We could also make it so that the agent could not commit to bounties that were lower than some threshold compared to its prestege. So, if he has a 3.4 prestege level it would be able to take on tasks at the 3-4 level.
So, this would mean that maybe prestege is a continuum and you start at prestege level 0 and can take on tasks between 0 and 1 prestege. The formula for your prestege level could be cubic a cubic polynomial. So the number of points necessary to be at level n is n^3. Then your current level is current number of prestege points /n^3.
There might be a max level that the agent could get to no matter what. Meaning this particular type of agent would only ever be a level 2 agent. Where is this more advanced agent could become a level 8 agent.

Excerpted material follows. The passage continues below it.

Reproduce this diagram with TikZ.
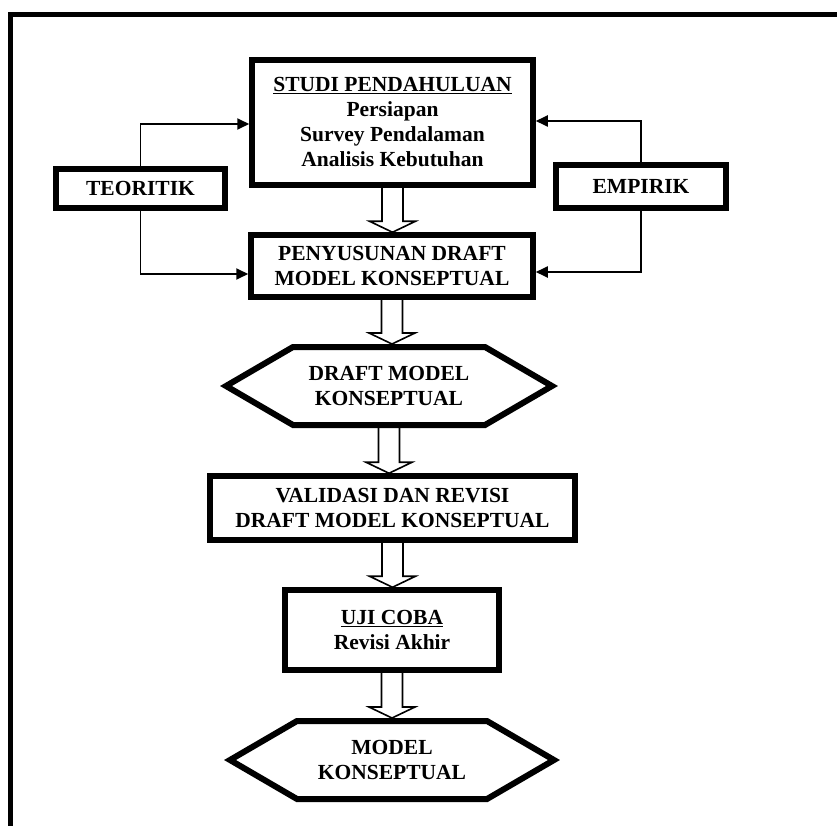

Or instead of limiting the max level you could make it so that the first x to get to level i can proceed to the next level. The rest are stuck at the i-1 level. This case would be interesting because it would allow the question of whether the agents could loose prestege points. I’m not sure how that would work yet.
I think that the bounty could do this, but possibly very slowly. I think the bounty points would speed things along when there are a large number task classes and some classes would not appear very often. Also, when the agents are heterogeneous. Meaning that some of the agents would just be better (faster or can do something else better) and would just be hogging all of the tasks that are not of as a high priority just because it can get to them faster. In that scenario the lower level agents might learn to do the harder task since it would not be competing against the faster agent.
There might even be attribute levels in addition to prestige levels. This would help to predict how good you are at certain things in your environment. For example, if you are a solar array with 5 panels that are in the sunlight vs a panel with 1 that is in the sunlight the 5 panel would be able to accomplish a tougher task like provide 5 energy vs 1 energy in one hour (don’t know reasonable units). But, the 1 panel agent might also have a bigger battery so it has a higher storage level. Might not be the best example…
The better the description of the problem and the better their cost functions become the more chance they have to doing things optimally. I think that having these levels would provide this in a bonty-esq fashion. And that within the particular strata that bounties would still be useful in helping exploration.